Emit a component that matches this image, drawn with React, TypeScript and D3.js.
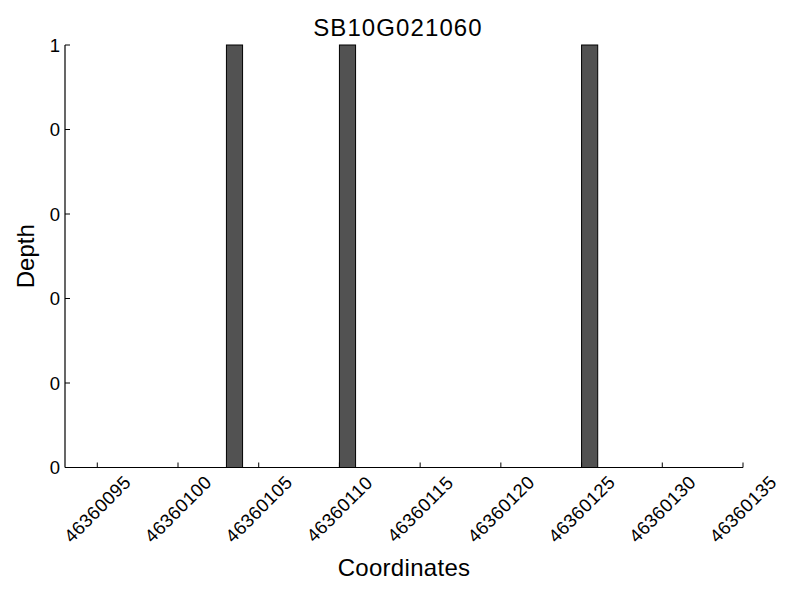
import React from "react";
import * as d3 from "d3";

const title = "SB10G021060";
const xLabel = "Coordinates";
const yLabel = "Depth";

// bar positions (start coordinate) and depth values
const positions = [46360103, 46360110, 46360125];
const depths = [1, 1, 1];

const xDomain = [46360093, 46360135];
const xTicks = [46360095, 46360100, 46360105, 46360110, 46360115, 46360120, 46360125, 46360130, 46360135];
const yTicks = [0, 0.2, 0.4, 0.6, 0.8, 1];
const yTickLabels = ["0", "0", "0", "0", "0", "1"];

const W = 800;
const H = 600;
const left = 65;
const right = 743;
const top = 45;
const bottom = 467.5;
const font = "'Liberation Sans', Arial, Helvetica, sans-serif";

export default function App() {
  const x = d3.scaleLinear().domain(xDomain).range([left, right]);
  const y = d3.scaleLinear().domain([0, 1]).range([bottom, top]);

  return (
    <svg
      width={W}
      height={H}
      style={{ position: "absolute", left: 0, top: 0, background: "#fff" }}
      fontFamily={font}
    >
      <rect x={0} y={0} width={W} height={H} fill="#fff" />
      {positions.map((p, i) => (
        <rect
          key={i}
          x={x(p)}
          y={y(depths[i])}
          width={x(p + 1) - x(p)}
          height={y(0) - y(depths[i])}
          fill="#525252"
          stroke="#000"
          strokeWidth={1}
        />
      ))}
      {/* axes */}
      <line x1={left} x2={left} y1={top} y2={bottom} stroke="#000" strokeWidth={1.2} />
      <line x1={left} x2={right} y1={bottom} y2={bottom} stroke="#000" strokeWidth={1.2} />
      {yTicks.map((t, i) => (
        <g key={i}>
          <line x1={left} x2={left + 5} y1={y(t)} y2={y(t)} stroke="#000" strokeWidth={1} />
          <text
            x={60}
            y={y(t)}
            textAnchor="end"
            dominantBaseline="central"
            fontSize={18.5}
            fill="#000"
          >
            {yTickLabels[i]}
          </text>
        </g>
      ))}
      {xTicks.map((t, i) => (
        <g key={i}>
          <line x1={x(t)} x2={x(t)} y1={bottom} y2={bottom - 5} stroke="#000" strokeWidth={1} />
          <text
            transform={`translate(${x(t)},509) rotate(-45)`}
            textAnchor="middle"
            dominantBaseline="central"
            fontSize={18.5}
            letterSpacing={0.4}
            fill="#000"
          >
            {t}
          </text>
        </g>
      ))}
      <text x={398} y={35.5} textAnchor="middle" fontSize={24} letterSpacing={1.1} fill="#000">
        {title}
      </text>
      <text x={404} y={576} textAnchor="middle" fontSize={24} letterSpacing={0.3} fill="#000">
        {xLabel}
      </text>
      <text
        transform={`translate(33.5,${(top + bottom) / 2}) rotate(-90)`}
        textAnchor="middle"
        fontSize={24}
        fill="#000"
      >
        {yLabel}
      </text>
    </svg>
  );
}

### Written task:
Restate, line by line and word for word, everything from the top of the material through the line that contains "const y = d3.scaleLinear().domain([0, 1]).range([bottom, top]);". Leave pictures out.

### Solution below:
Emit a component that matches this image, drawn with React, TypeScript and D3.js.
import React from "react";
import * as d3 from "d3";

const title = "SB10G021060";
const xLabel = "Coordinates";
const yLabel = "Depth";

// bar positions (start coordinate) and depth values
const positions = [46360103, 46360110, 46360125];
const depths = [1, 1, 1];

const xDomain = [46360093, 46360135];
const xTicks = [46360095, 46360100, 46360105, 46360110, 46360115, 46360120, 46360125, 46360130, 46360135];
const yTicks = [0, 0.2, 0.4, 0.6, 0.8, 1];
const yTickLabels = ["0", "0", "0", "0", "0", "1"];

const W = 800;
const H = 600;
const left = 65;
const right = 743;
const top = 45;
const bottom = 467.5;
const font = "'Liberation Sans', Arial, Helvetica, sans-serif";

export default function App() {
  const x = d3.scaleLinear().domain(xDomain).range([left, right]);
  const y = d3.scaleLinear().domain([0, 1]).range([bottom, top]);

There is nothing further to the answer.